9/14/2007 01:03:00 PM  
Blogger Peter Grynch said...

Times Online weighs in and expands on the idea that the target was Syrian nuclear materials from North Korea:
But why would nuclear material be in Syria? Known to have chemical weapons, was it seeking to bolster its arsenal with something even more deadly?

Alternatively, could it be hiding equipment for North Korea, enabling Kim Jong-il to pretend to be giving up his nuclear programme in exchange for economic aid? Or was the material bound for Iran, as some authorities in America suggest?

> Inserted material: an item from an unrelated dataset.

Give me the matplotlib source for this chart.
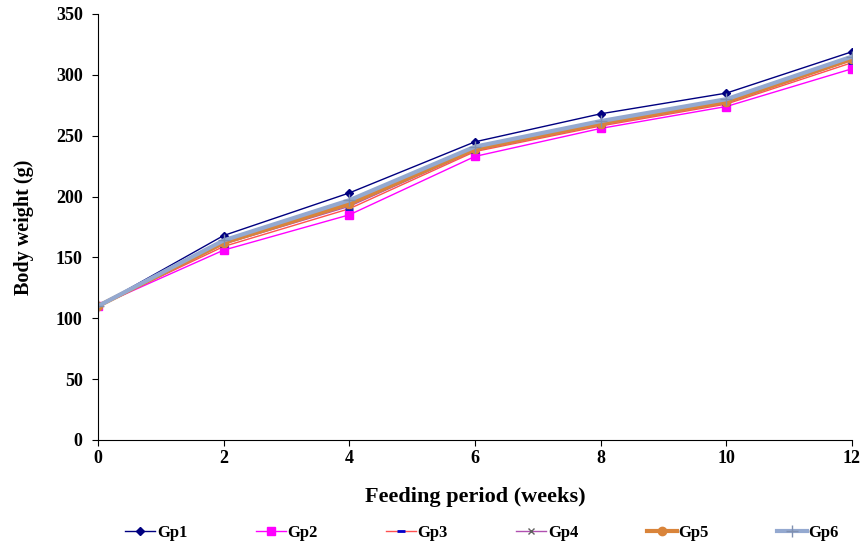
import matplotlib.pyplot as plt

weeks = [0, 2, 4, 6, 8, 10, 12]
gp1 = [110, 168, 203, 245, 268, 285, 319]
gp2 = [110, 156, 185, 233, 256, 274, 305]
gp3 = [110, 159, 190, 237, 258, 276, 310]
gp4 = [110, 161, 192, 238, 259, 277, 312]
gp5 = [110, 162, 194, 239, 260, 278, 313]
gp6 = [110, 164, 197, 241, 262, 280, 315]
labels = ['Gp1', 'Gp2', 'Gp3', 'Gp4', 'Gp5', 'Gp6']

plt.rcParams['font.family'] = ['Liberation Serif', 'DejaVu Serif']
plt.rcParams['font.weight'] = 'bold'

fig = plt.figure(figsize=(8.61, 5.44), dpi=100)
ax = fig.add_axes([98 / 861, 1 - 440 / 544, (852 - 98) / 861, (440 - 14) / 544])

ax.plot(weeks, gp1, color='#000080', lw=1, marker='D', ms=4, label=labels[0])
ax.plot(weeks, gp2, color='#ff00ff', lw=1, marker='s', ms=6, label=labels[1])
ax.plot(weeks, gp3, color='#ff5050', lw=1, marker='_', ms=6, mec='#0000cc', mew=2, label=labels[2])
ax.plot(weeks, gp4, color='#b050b0', lw=1, marker='x', ms=5, mec='#606060', label=labels[3])
ax.plot(weeks, gp5, color='#d9843a', lw=3, marker='o', ms=6, label=labels[4])
ax.plot(weeks, gp6, color='#94a9d0', lw=3, marker='+', ms=9, mec='#8090b0', label=labels[5])

ax.set_xlim(0, 12)
ax.set_ylim(0, 350)
ax.set_xticks(weeks)
ax.set_yticks(range(0, 351, 50))
ax.spines['top'].set_visible(False)
ax.spines['right'].set_visible(False)
ax.tick_params(direction='out', length=4, labelsize=13)
ax.tick_params(axis='y', pad=7)
for t in ax.get_xticklabels() + ax.get_yticklabels():
    t.set_fontweight('bold')

ax.set_xlabel('Feeding period (weeks)', fontsize=16, fontweight='bold', labelpad=14)
ax.set_ylabel('Body weight (g)', fontsize=14.5, fontweight='bold', labelpad=16)

fig.legend(*ax.get_legend_handles_labels(), loc='center', bbox_to_anchor=(0.56, 1 - 533 / 544),
           ncol=6, frameon=False, fontsize=12, handlelength=1.8, columnspacing=4.1,
           handletextpad=0.1, borderaxespad=0)

fig.savefig('out.png', dpi=100)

According to Israeli sources, preparations for the attack had been going on since late spring, when Meir Dagan, the head of Mossad, presented Olmert with evidence that Syria was seeking to buy a nuclear device from North Korea.

The Israeli spy chief apparently feared such a device could eventually be installed on North-Korean-made Scud-C missiles.

“This was supposed to be a devastating Syrian surprise for Israel,” said an Israeli source. “We’ve known for a long time that Syria has deadly chemical warheads on its Scuds, but Israel can’t live with a nuclear warhead.”

An expert on the Middle East, who has spoken to Israeli participants in the raid, told yesterday’s Washington Post that the timing of the raid on September 6 appeared to be linked to the arrival three days earlier of a ship carrying North Korean material labelled as cement but suspected of concealing nuclear equipment.